Second of all; let's accept that's not really important, and it's just a columnist getting shouted down. What happens next time, if Twitter gets it wrong?

19 October 2009 23:48  
Blogger Nyder O'Leary said...

Oh, and to confirm:

- I deleted yer extra post, just 'cos.

- Yeah, but everything's shit. And not even in an interesting way. The exception is Gilliam's latest, the Imaginarium of thingummy doo-da, but that's so uneven and so batshit crazy I don't know where to begin talking about it.

19 October 2009 23:50  
Blogger Campion said...

Regarding Fergus' link - I suppose it provides a balancing piece of contrary evidence, although my own prejudice prevents me from seeing a Carter-Rick press release as intrinsically more trustworthy than the Guardian's account. See also some more thoughts on the G's possible jujitsu/dissembling, albeit from someone sympathetic to their actions.

I do think with the whole Moir furore that there's a danger of a slightly lazy backlash-against-the-backlash. (My own unoriginal internet maxim for truth-telling columnists: just because everyone disagrees with you, doesn't mean you're right.)

While I don't have statistics, I suspect the retweeting, with or without abusive commentary on Moir's piece, was a lot more diffuse and multiply-connected than any kind of campaign with Fry or Brooker as foci. (I found the piece through this, or one of several similar around the same time.) So while in principle I might share some of your worry about the next time Twitter Goes Tribal, I don't think it's as imminent or as likely a problem as you suggest - the nature of RTs means that nuclei of dissent can form quite rapidly, usually involving someone with enough online presence (attained either by merit or brown-nosing or the luck of the fad) that the baying of any mob fractures. Volatile, but with some negative feedback.

Point taken that a mob is a mob, whether under a "liberal outrage" banner or a "traditional decency banner" - something I think Brooker himself tweeted. On the other hand, and this goes for your David Simon quote, sometimes it is just worth kicking a particular piece of rubbish, if only to say what should be bleeding obvious but seems to go unsaid. Something I think even Simon would acknowledge, in between his more strident talking up of The Wire's nihilism - otherwise why would he, Burns, Pelecanos et al. have bothered making the show?

To borrow a phrase from a skilled borrower: sometimes it's better to light a candle than to curse the darkness.
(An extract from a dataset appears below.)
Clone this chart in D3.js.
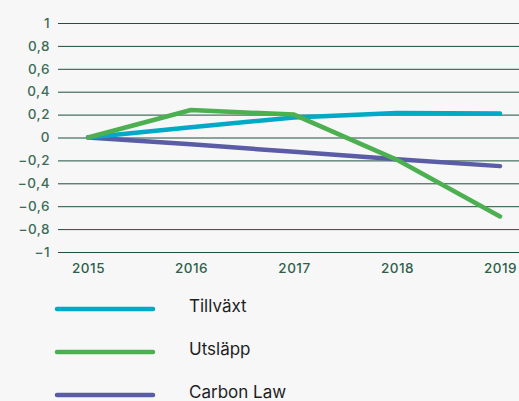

Until you can find a flamethrower, that is.

20 October 2009 09:40  
Blogger willyrobinson said...

Start with the images - we can all assume there's no plot and the script is a mess. What do you you get to see?

20 October 2009 13:30  
Blogger Sarah Ditum said...

Just arrived here via Campion's link. That Carter-Ruck press release is interesting: under the bolded paragraph that appears to exonerate Carter-Ruck, there's another paragraph which says that the order they did have in place would have prevented the Guardian reporting Farrelly's question after all. I don't think that's an unintended consequence of the injunction - it's what C-R specialise in.

20 October 2009 18:19  
Anonymous Fergus O'Rourke said...

A quick reaction (I may have more later) to comments referencing mine above: the original injunction wording did cover the PQ, but as the PQ was not asked for some weeks afterwards, it's stretching it a bit to attribute such foresight to C-R. However,I now note that the Grauniad claim to have sought a clarification from C-R as to whether the PQ was covered and to have received an emphatic confirmation. C-R has so far failed to answer my request to explain.

21 October 2009 11:21  
Blogger Nyder O'Leary said...

Cripes - where did all these comments come from? Is this what happens when you actually write about "some stuff that's happening now", as opposed to "things that just occurred to you about stuff that happened six weeks ago"?

I wouldn't mind, but everyone's comments seem much better-considered than my post. Seems I need to write something all new & consolidated about the Carter-Ruck thing, but post-pub sure as hell ain't the time to do it.

And fine Will, I'll try and review The Imaginarium of blahdeblah before the week's out. Happy?